За все время сотрудничества с «СЭ» только в рубрике «Без микрофона» у меня было почти 200 публикаций. Обо всем. И лишь один текст написать я не смог. В тот грустный день — 21 марта 2009 года.
Сегодня я поддерживаю прекрасные отношения с особенной для меня газетой, с удовольствием участвую в ее проектах и откликаюсь на предложения об интервью. Но сам больше в «Спорт-экспресс» не пишу.
…Вернемся к интервью с финским хоккейным арбитром. Совершенно другая реакция ждала меня на телецентре.
Это не было рабочим обсуждением. Ведь речь шла о чем-то сделанном во внерабочее время и не имеющем никакого отношения к трансляциям Первого канала. Разговор с моим тогдашним непосредственным начальником Николаем Малышевым был просто творческой дискуссией. Но она дала мне понять, насколько разным может быть восприятие одного и того же события с точки зрения его журналистского воплощения.
Позиция Николая Николаевича заключалась в том, что никакая журналистская удача априори не может вырасти на почве поражения своей команды. А появление на первой странице популярной газеты интервью человека, «убившего» национальную сборную и навлекшего на себя естественный гнев любителей спорта, — большая ошибка. Тем более если это интервью фактически оправдывает его.
Тогда я, конечно, спорил, отстаивая свою правоту. Вон и в газете как похвалили! Да и сейчас, если вы наберете в поисковой системе фамилию финского арбитра, то найдете в основном перепечатки того материала или ссылки на него. Но, честно говоря, в итоге, несмотря на весь многолетний журналистский опыт, понимаю, что в собственной оценке ситуации застрял между двумя противоположными позициями, занятыми двумя уважаемыми мной людьми. Вопрос концептуальный.
А что же Хенрикссон? С тех пор мы не видели его на чемпионатах мира. «Ники» ушел от нас. Подальше, в триатлон.
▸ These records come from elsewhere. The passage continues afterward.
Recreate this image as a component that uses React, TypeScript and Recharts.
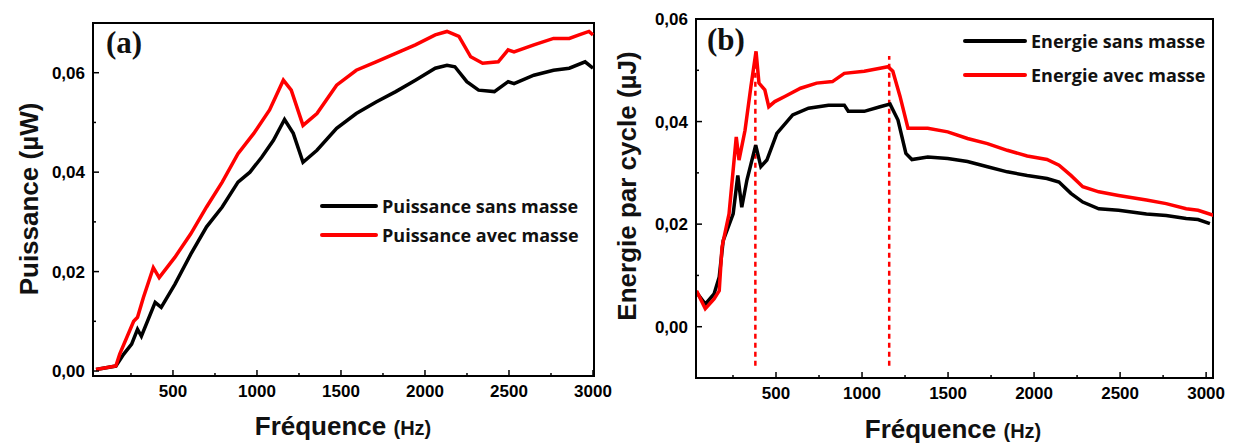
import React from 'react';
import { LineChart, Line, XAxis, YAxis, ReferenceArea, ReferenceLine } from 'recharts';

// (a) Puissance vs fréquence
const powerFreqSans = [42, 160, 207, 254, 289, 312, 394, 430, 512, 606, 700, 793, 887, 958, 1028, 1098, 1164, 1216, 1274, 1357, 1474, 1591, 1709, 1826, 1943, 2061, 2131, 2178, 2249, 2319, 2413, 2495, 2530, 2648, 2765, 2859, 2953, 3000];
const powerSans = [0.0003, 0.001, 0.0034, 0.0054, 0.0084, 0.007, 0.0138, 0.0128, 0.0175, 0.0235, 0.029, 0.033, 0.038, 0.04, 0.043, 0.0464, 0.0506, 0.0478, 0.042, 0.0444, 0.0488, 0.0518, 0.0541, 0.0562, 0.0585, 0.0609, 0.0615, 0.0612, 0.0582, 0.0565, 0.0562, 0.0582, 0.0578, 0.0595, 0.0605, 0.0609, 0.0622, 0.0609];
const powerFreqAvec = [42, 160, 183, 266, 289, 324, 383, 418, 512, 606, 700, 793, 887, 981, 1075, 1157, 1204, 1274, 1357, 1474, 1591, 1709, 1826, 1943, 2061, 2131, 2202, 2272, 2343, 2436, 2495, 2530, 2648, 2765, 2859, 2917, 2976, 3000];
const powerAvec = [0.0003, 0.001, 0.0034, 0.01, 0.0108, 0.0148, 0.0208, 0.0188, 0.0229, 0.0276, 0.033, 0.038, 0.0437, 0.0478, 0.0525, 0.0585, 0.0565, 0.0494, 0.0518, 0.0575, 0.0605, 0.0622, 0.0639, 0.0656, 0.0676, 0.0683, 0.0673, 0.0632, 0.0619, 0.0622, 0.0646, 0.0642, 0.0656, 0.0669, 0.0669, 0.0676, 0.0683, 0.0676];

// (b) Energie par cycle vs fréquence
const energyFreqSans = [38, 89, 140, 170, 193, 251, 278, 301, 331, 382, 412, 447, 505, 597, 689, 805, 897, 920, 1013, 1105, 1163, 1209, 1255, 1290, 1382, 1498, 1613, 1729, 1844, 1960, 2075, 2145, 2214, 2283, 2376, 2491, 2653, 2768, 2884, 2953, 3022];
const energySans = [0.0067, 0.0044, 0.0064, 0.0097, 0.0168, 0.022, 0.0295, 0.0233, 0.0286, 0.0354, 0.0312, 0.0325, 0.0377, 0.0413, 0.0426, 0.0432, 0.0432, 0.042, 0.042, 0.0429, 0.0434, 0.0403, 0.0338, 0.0326, 0.0331, 0.0328, 0.0322, 0.0312, 0.0302, 0.0295, 0.0289, 0.0282, 0.026, 0.0243, 0.023, 0.0227, 0.022, 0.0217, 0.0211, 0.0209, 0.0201];
const energyFreqAvec = [38, 89, 140, 170, 186, 227, 269, 285, 320, 354, 384, 401, 435, 458, 493, 551, 643, 736, 828, 897, 1013, 1105, 1151, 1179, 1221, 1267, 1382, 1498, 1613, 1729, 1844, 1960, 2075, 2145, 2214, 2283, 2376, 2491, 2653, 2768, 2884, 2953, 3045];
const energyAvec = [0.007, 0.0035, 0.0054, 0.007, 0.0155, 0.022, 0.037, 0.0325, 0.0383, 0.0468, 0.0537, 0.0475, 0.0462, 0.0429, 0.0439, 0.0449, 0.0465, 0.0475, 0.0478, 0.0494, 0.0498, 0.0504, 0.0507, 0.0498, 0.0449, 0.0387, 0.0387, 0.038, 0.0367, 0.0357, 0.0344, 0.0333, 0.0326, 0.0315, 0.0295, 0.0273, 0.0263, 0.0256, 0.0247, 0.024, 0.023, 0.0227, 0.0217];

const freqTicks = [250, 500, 750, 1000, 1250, 1500, 1750, 2000, 2250, 2500, 2750, 3000];
const valueTicks = [0, 0.01, 0.02, 0.03, 0.04, 0.05, 0.06];
const peakFreqs = [380, 1158];
const peakTops = [0.0534, 0.0528];

const powerNames = ['Puissance sans masse', 'Puissance avec masse'];
const energyNames = ['Energie sans masse', 'Energie avec masse'];
const colors = ['#000000', '#ff0000'];

const zip = (xs: number[], ys: number[]) => xs.map((f, i) => ({ f, v: ys[i] }));

const sans = 'Liberation Sans, Arial, sans-serif';

const XTick = (props: any) => {
  const { x, y, payload } = props;
  const major = payload.value % 500 === 0;
  return (
    <g>
      <line x1={x} x2={x} y1={y} y2={y - (major ? 6 : 3)} stroke="#000" strokeWidth={1.5} />
      {major && (
        <text x={x} y={y + 21} textAnchor="middle" fontSize={17} fontWeight="bold" fontFamily={sans} fill="#000">
          {payload.value}
        </text>
      )}
    </g>
  );
};

const YTick = (props: any) => {
  const { x, y, payload } = props;
  const major = Math.round(payload.value * 100) % 2 === 0;
  return (
    <g>
      <line x1={x} x2={x + (major ? 6 : 3)} y1={y} y2={y} stroke="#000" strokeWidth={1.5} />
      {major && (
        <text x={x - 8} y={y} dy="0.35em" textAnchor="end" fontSize={17} fontWeight="bold" fontFamily={sans} fill="#000">
          {payload.value.toFixed(2).replace('.', ',')}
        </text>
      )}
    </g>
  );
};

const Legend2 = ({ names, left, top, gap, lineW }: { names: string[]; left: number; top: number; gap: number; lineW: number }) => (
  <div style={{ position: 'absolute', left, top }}>
    {names.map((n, i) => (
      <div key={n} style={{ position: 'absolute', top: i * gap, left: 0, display: 'flex', alignItems: 'center', whiteSpace: 'nowrap', transform: 'translateY(-50%)' }}>
        <div style={{ width: lineW, height: 4, background: colors[i], borderRadius: 2, marginRight: 4 }} />
        <span style={{ fontFamily: 'Open Sans', fontWeight: 700, fontSize: 18, color: '#111' }}>{n}</span>
      </div>
    ))}
  </div>
);

const xTitle = (cx: number, y: number) => () => (
  <text x={cx} y={y} textAnchor="middle" fontFamily={sans} fontWeight="bold" fontSize={26} fill="#111">
    Fréquence <tspan fontSize={20}>(Hz)</tspan>
  </text>
);

const yTitle = (x: number, cy: number, label: string) => () => (
  <text transform={`translate(${x},${cy}) rotate(-90)`} textAnchor="middle" fontFamily={sans} fontWeight="bold" fontSize={26} fill="#111">
    {label}
  </text>
);

export default function App() {
  const powerA = [zip(powerFreqSans, powerSans), zip(powerFreqAvec, powerAvec)];
  const energyB = [zip(energyFreqSans, energySans), zip(energyFreqAvec, energyAvec)];
  const domA: [number, number] = [24, 3006];
  const domB: [number, number] = [35, 3040];
  return (
    <div style={{ position: 'fixed', left: 0, top: 0, width: 1233, height: 445, background: '#fff', overflow: 'hidden' }}>
      <div style={{ position: 'absolute', left: 0, top: 0 }}>
        <LineChart width={620} height={445} margin={{ top: 23, right: 26, bottom: 39, left: 33 }}>
          <XAxis
            dataKey="f"
            type="number"
            domain={domA}
            allowDataOverflow
            ticks={freqTicks}
            tick={<XTick />}
            tickLine={false}
            tickSize={0}
            tickMargin={0}
            height={30}
            axisLine={{ stroke: '#000', strokeWidth: 2 }}
            label={{ content: xTitle(343, 435) }}
          />
          <YAxis
            type="number"
            domain={[-0.001, 0.07]}
            allowDataOverflow
            ticks={valueTicks}
            tick={<YTick />}
            tickLine={false}
            tickSize={0}
            tickMargin={0}
            width={60}
            axisLine={{ stroke: '#000', strokeWidth: 2 }}
            label={{ content: yTitle(38, 199, 'Puissance (µW)') }}
          />
          <ReferenceArea x1={domA[0]} x2={domA[1]} y1={-0.001} y2={0.07} fill="none" stroke="#000" strokeWidth={2} fillOpacity={0} />
          {powerA.map((d, i) => (
            <Line key={i} data={d} dataKey="v" name={powerNames[i]} stroke={colors[i]} strokeWidth={3.5} dot={false} isAnimationActive={false} />
          ))}
        </LineChart>
      </div>
      <div style={{ position: 'absolute', left: 610, top: 0 }}>
        <LineChart width={623} height={445} margin={{ top: 19, right: 20, bottom: 37, left: 26 }}>
          <XAxis
            dataKey="f"
            type="number"
            domain={domB}
            allowDataOverflow
            ticks={freqTicks}
            tick={<XTick />}
            tickLine={false}
            tickSize={0}
            tickMargin={0}
            height={30}
            axisLine={{ stroke: '#000', strokeWidth: 2 }}
            label={{ content: xTitle(343, 438) }}
          />
          <YAxis
            type="number"
            domain={[-0.01, 0.06]}
            allowDataOverflow
            ticks={valueTicks}
            tick={<YTick />}
            tickLine={false}
            tickSize={0}
            tickMargin={0}
            width={60}
            axisLine={{ stroke: '#000', strokeWidth: 2 }}
            label={{ content: yTitle(26, 186, 'Energie par cycle (µJ)') }}
          />
          <ReferenceArea x1={domB[0]} x2={domB[1]} y1={-0.01} y2={0.06} fill="none" stroke="#000" strokeWidth={2} fillOpacity={0} />
          {peakFreqs.map((p, i) => (
            <ReferenceLine
              key={p}
              segment={[{ x: p, y: -0.0076 }, { x: p, y: peakTops[i] }]}
              stroke="#ff0000"
              strokeWidth={2.5}
              strokeDasharray="5 4"
            />
          ))}
          {energyB.map((d, i) => (
            <Line key={i} data={d} dataKey="v" name={energyNames[i]} stroke={colors[i]} strokeWidth={3.5} dot={false} isAnimationActive={false} />
          ))}
        </LineChart>
      </div>
      <div style={{ position: 'absolute', left: 106, top: 25, fontFamily: 'Liberation Serif, Times New Roman, serif', fontWeight: 700, fontSize: 31, color: '#111' }}>(a)</div>
      <div style={{ position: 'absolute', left: 707, top: 22, fontFamily: 'Liberation Serif, Times New Roman, serif', fontWeight: 700, fontSize: 31, color: '#111' }}>(b)</div>
      <Legend2 names={powerNames} left={320} top={206} gap={29} lineW={58} />
      <Legend2 names={energyNames} left={963} top={41} gap={34} lineW={64} />
    </div>
  );
}
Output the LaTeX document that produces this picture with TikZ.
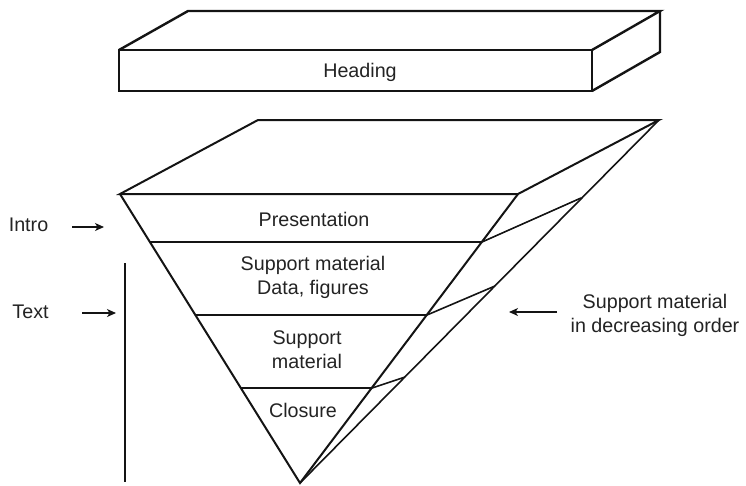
\documentclass[tikz,border=0pt]{standalone}
\usepackage{fontspec}
\setmainfont{Liberation Sans}
\usetikzlibrary{arrows.meta}

\definecolor{ink}{RGB}{20,20,20}
\definecolor{lbl}{RGB}{35,35,35}

\tikzset{
  slab/.style={draw=ink, line width=2.4pt, line join=miter},
  edge/.style={draw=ink, line width=2pt},
  facet/.style={draw=ink, line width=1.6pt},
  pointer/.style={draw=ink, line width=1.2pt, -{Stealth[length=9pt,width=8pt,inset=2.5pt]}},
  lbltext/.style={text=lbl, inner sep=0pt, align=center,
    font=\fontsize{19.7}{24}\selectfont},
}

\begin{document}
\begin{tikzpicture}[x=1pt, y=-1pt]
\useasboundingbox (0,0) rectangle (746,485);

% ---- heading slab ----
\coordinate (hfl) at (119,50);
\coordinate (hfr) at (592,50);
\coordinate (hbl) at (119,91);
\coordinate (hbr) at (592,91);
\coordinate (htl) at (188,11);
\coordinate (htr) at (660,11);
\coordinate (hrb) at (660,52);
\draw[slab] (hfl) -- (hfr) -- (hbr) -- (hbl) -- cycle;
\draw[slab] (hfl) -- (htl) -- (htr) -- (hfr);
\draw[slab] (htr) -- (hrb) -- (hbr);
\node[lbltext] (heading) at (360,72) {Heading};

% ---- inverted pyramid ----
\coordinate (apex) at (300,483);
\coordinate (fl) at (120,194);
\coordinate (fr) at (518,194);
\coordinate (bl) at (258,120);
\coordinate (br) at (659,120);
\draw[edge] (fl) -- (bl) -- (br) -- (fr) -- cycle;
\draw[edge] (fl) -- (apex) -- (fr);
\draw[facet] (br) -- (apex);

% layer boundaries on the front face
\coordinate (l1a) at (150,242);  \coordinate (l1b) at (482,242);
\coordinate (l2a) at (195,315);  \coordinate (l2b) at (427,315);
\coordinate (l3a) at (241,388);  \coordinate (l3b) at (372,388);
\draw[edge] (l1a) -- (l1b);
\draw[edge] (l2a) -- (l2b);
\draw[edge] (l3a) -- (l3b);

% layer boundaries on the side face
\coordinate (s1) at (581,198);
\coordinate (s2) at (495,286);
\coordinate (s3) at (405,377);
\draw[facet] (l1b) -- (s1);
\draw[facet] (l2b) -- (s2);
\draw[facet] (l3b) -- (s3);

% layer labels
\node[lbltext] (pres) at (314,219) {Presentation};
\node[lbltext] (data) at (313,277) {Support material\\Data, figures};
\node[lbltext] (supp) at (307,350) {Support\\material};
\node[lbltext] (clos) at (303,410) {Closure};

% ---- left annotations ----
\node[lbltext] (intro) at (28.5,225) {Intro};
\coordinate (introtip) at (104,227);
\draw[pointer] (72,227) -- (introtip);

\node[lbltext] (text) at (30.5,312) {Text};
\coordinate (texttip) at (116,313);
\draw[pointer] (82,313) -- (texttip);

\coordinate (bartop) at (125,263);
\coordinate (barbot) at (125,482);
\draw[facet] (bartop) -- (barbot);

% ---- right annotation ----
\node[lbltext] (order) at (655,315) {Support material\\in decreasing order};
\coordinate (ordertip) at (509,312);
\draw[pointer] (557,312) -- (ordertip);
\end{tikzpicture}
\end{document}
Глава четырнадцатаяДругая колея
В обнимочку с обшарпанной гармошкой –
Меня и пригласили за нее.
Моя фильмография
Помним еще со школы: «Из всех искусств для нас важнейшим является кино». Правда, на самом деле звучало это у Ленина немного по-другому, и не только о кино: «Пока народ безграмотен, из всех искусств важнейшим для нас являются кино и цирк».
Считается, что если о тебе говорят в КВН, то это верх популярности. Поэтому я отчаянно радуюсь тому, что сборная «Азия-микс», оказывается, любит меня за то, что «При Викторе Гусеве русские всегда терпят поражение…»
Или вот уже из народного творчества: «Финал комментировал Виктор Гусев. Проиграли обе команды».
Но анекдоты анекдотами, а если о тебе художественный фильм! Блокбастер! Фильм-катастрофа! Вот это да! Даже если играет тебя… женщина.
Об этом, впрочем, тоже речь еще впереди. Сначала о собственных ролях в кино, которых набралось уже порядка двух десятков.
Особняком в славной фильмографии стоит образ комментатора Бородинского сражения в эпохальной ленте «Ржевский против Наполеона». Ведь моим напарником там был не кто иной, как Андрей Шевченко, легенда киевского «Динамо», «Милана» и «Челси», а впоследствии главный тренер сборной Украины. Андрей, как вы уже, наверно, догадались, играл собственного однофамильца Тараса, то есть поэта, художника, революционера-демократа, одним словом, народного героя своей страны. И при этом по сценарию являлся моим сокомментатором.